Hi Russ, 

 

Whatever SEP may have to say, we still have to talk to one another, right?
Notice that all these meanings have to do with God.  If SEP is correct, a
person not concerned with god in one way or another would never use the
word.  Do you put faith in the advice of your stockbroker?  

 

Forgive me if I am being abit trollish, here;  I perhaps am not following
closely enough, due to packing, etc., to get back to Santa Fe.  This week I
won't make it for Friday's meeting, but NEXT WEEK, look out!

 

From: friam-boun...@redfish.com [mailto:friam-boun...@redfish.com] On Behalf
Of Russ Abbott
Sent: Monday, September 24, 2012 9:42 PM
To: The Friday Morning Applied Complexity Coffee Group
Subject: Re: [FRIAM] faith

 

Robert Holmes quoted the
<http://plato.stanford.edu/entries/faith/#FaiDoxVen> Stanford Encyclopedia
of Philosophy as listing these senses of "faith."

 

.  the 'purely affective' model: faith as a feeling of existential
confidence  

.  the 'special knowledge' model: faith as knowledge of specific truths,
revealed by God  

.  the 'belief' model: faith as belief that God exists 

.  the 'trust' model: faith as belief in (trust in) God

.  the 'doxastic venture' model: faith as practical commitment beyond the
evidence to one's belief that God exists 

.  the 'sub-doxastic venture' model: faith as practical commitment without
belief 

.  the 'hope' model: faith as hoping-or acting in the hope that-the God who
saves exists. 

 

Has the discussion done better than this?

 

It seems to me that we are getting into trouble because (as this list
illustrates) we (in English) use the word "faith" to mean a number of
different things, which are only sometimes related to each other.  

 

My original concern was with "faith" in the sense of the fifth bullet. (The
third bullet is explicitly based on belief in God.) According to the
article, 

 

On the doxastic venture model, faith involves full commitment, in the face
of the recognition that this is not 'objectively' justified on the evidence.

 

That's pretty close to how I would use the term.

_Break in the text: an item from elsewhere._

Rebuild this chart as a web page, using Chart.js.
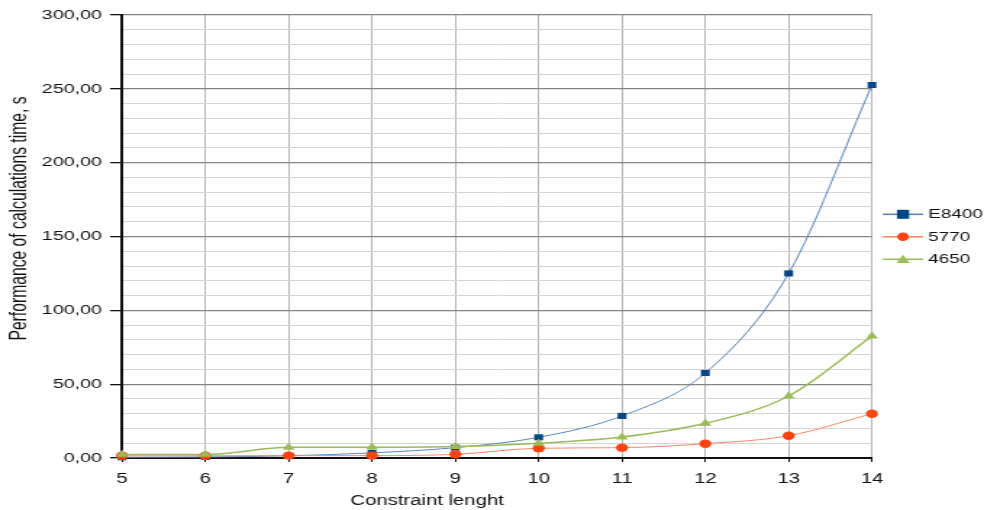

To a great extent the
article has a theological focus, which clouds the issue as far as I'm
concerned.  But here is more of what it says about faith as a doxastic
venture.

 

A possible view of theistic faith-commitment is that it is wholly
independent of the epistemic concern that cares about evidential support:
faith then reveals its authenticity most clearly when it takes
faith-propositions to be true contrary to the weight of the evidence. This
view is widely described as 'fideist', but ought more fairly to be called
arational fideism, or, where commitment contrary to the evidence is
positively favoured, irrational or counter-rational fideism. 

 

and

 

Serious philosophical defence of a doxastic venture model of faith amounts
to a supra-rational fideism, for which epistemic concern is not overridden
and for which, therefore, it is a constraint on faith-commitment that it not
accept what is known, or justifiably believed on the evidence, to be false.
Rather, faith commits itself onlybeyond, and not against, the evidence-and
it does so out of epistemic concern to grasp truth on matters of vital
existential importance. The thought that one may be entitled to commit to an
existentially momentous truth-claim in principle undecidable on the evidence
when forced to decide either to do so or not is what motivates William
James's 'justification of faith' in 'The Will to Believe' (James 1896/1956).
If such faith can be justified, its cognitive content will (on realist
assumptions) have to cohere with our best evidence-based theories about the
real world. Faith may extend our scientific grasp of the real, but may not
counter it. Whether the desire to grasp more truth about the real than
science can supply is a noble aspiration or a dangerous delusion is at the
heart of the debate about entitlement to faith on this supra-rational
fideist doxastic venture model.

 

-- Russ 





On Mon, Sep 24, 2012 at 5:00 PM, glen <g...@ropella.name> wrote:

Robert J. Cordingley wrote at 09/24/2012 04:38 PM:

> But my point (regarding God) was an expectation of action by whatever I
> have faith in and has nothing to do with action on my part.  The
> expected action can be provision of n virgins, not going to hell, relief
> from pain, reincarnation as a higher being and all sorts of other forms
> of divine intervention.

That's just a slight variation on what I laid out.  The point being that
whatever the article of faith is (a being, an attribute of the world,
etc.), if it _matters_ to the conclusion whether or not that article is
true/false or exists or whatever, _then_ belief in it is more likely to
be called "faith".  That's because the word "faith" is used to call out
or point out when someone is basing their position (or their actions),
in part, on an unjustified assumption.

I.e. "faith" is a label used to identify especially important
components.  Less important components can be negligible, ignored, or
easily adopted by everyone involved.


> PS I may have missed it but please can you explain what a compressible
> process is? (I know how it relates to things like gasses and some
> liquids). R

A compressible system can be (adequately) represented, mimicked, or
replaced by a smaller system.  Any (adequate) representation of an
incompressible system will be just as large as the system itself.